The government has allowed zero-duty imports of liquefied petroleum gas (LPG) by oil marketing companies (OMC) for supply to household domestic consumers. The excise duty on LPG for the same purpose has also been brought down to ‘nil’. These decisions follow the government’s decision to cap the supply of subsidised LPG to six cylinders per year for every household.
LPG attracts 5 per cent basic customs duty under S.No. 142 of the customs notification no. 12/2012 dated 17.3.2012 and 8% excise duty under S.No. 80 of the excise notification no. 12/2012 dated 17.3.2012. S.No. 141 of the said customs notification fully exempted basic customs duty on imported LPG and S.No. 81 of the said excise notification fully exempted excise duty on domestically produced LPG, cleared for supply to household domestic consumers at subsidised prices under the public distribution system (PDS) kerosene and domestic LPG Subsidy Scheme, 2002, as notified by the Ministry of Petroleum and Natural Gas vide notification No. P-20029/18/2001-PP dated January 28, 2003. Those entries have now been amended to allow full exemption from basic customs duty and excise duty for LPG imported or produced by the Indian Oil Corporation Limited, Hindustan Petroleum Corporation Limited or Bharat Petroleum Corporation Limited for supply to household domestic consumers.
The effect of the latest changes is that the OMCs will get full exemption from excise and customs duties for all imports or clearances of LPG for supplies to all household domestic consumers, whether at subsidised prices or at full prices, whether through PDS or otherwise. This should help them cut their under recoveries to some extent.
In a separate move, the finance ministry made it mandatory for those registered as Accredited Clients and importers paying a duty of Rs 1 lakh or more to make duty payment electronically. The ministry should find ways to enable units in Special Economic Zones (SEZ) also to make e-payment of customs duties. Many SEZ units are located away from cities and have frequent clearances of goods, especially waste or scrap. They have to pay duty on every clearance at designated bank branches which are located far away. A facility to deposit a lump sum and pay duty from that deposit, the way Personal Ledger Account (PLA) is operated under the Central Excise Law, can be useful to SEZ units.

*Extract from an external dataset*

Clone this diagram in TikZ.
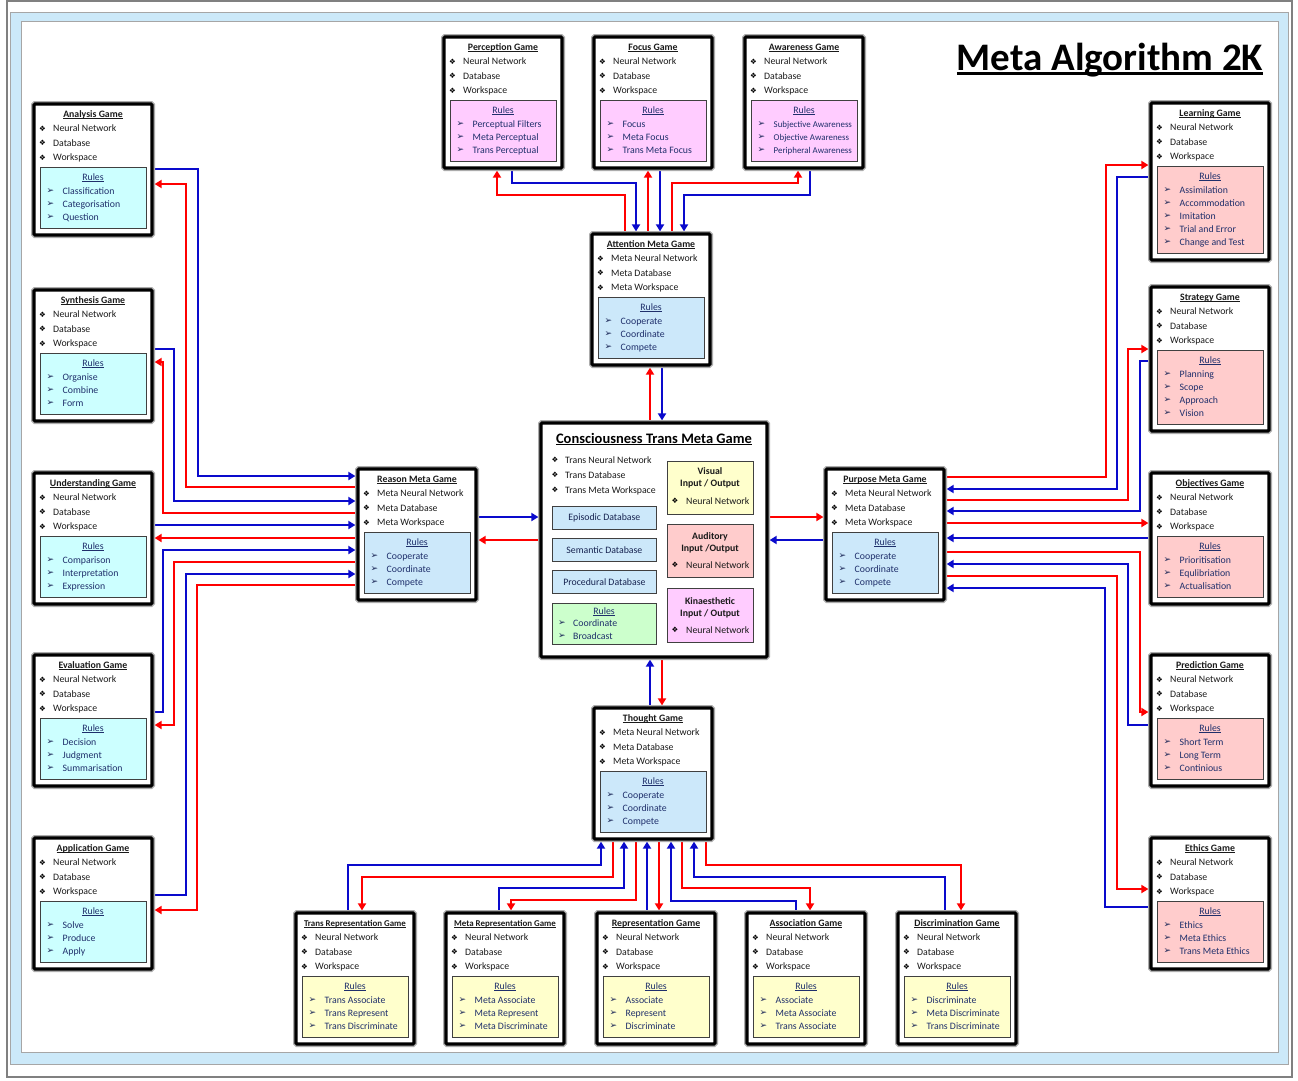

The customs notification no. 52/2003 dated 31.3.2003 relating to Export Oriented Units (EOU) has been amended to clarify that goods rejected by buyers will also be covered under the entry permitting duty free imports of exported goods due to failure of foreign buyer to take delivery. This amendment removes an unnecessary nuisance that EOUs were facing at the ground level but it is surprising that it has taken almost ten years to bring in this clarification.
The Central Board of Excise and Customs (CBEC) has put up a draft circular for comments suggesting that Cenvat Credit of excise duties can be utilised for payment of National Calamity Contingency Duty (NCCD). The Board says that this position is in conformity with the decisions of the Tribunal in the Prog Bosmi Synthetics Ltd. case [2007 (216) ELT 254], which was confirmed by the Guwahati High Court. Since those decisions have been accepted by CBEC, the reason for a draft circular at this stage is somewhat intriguing.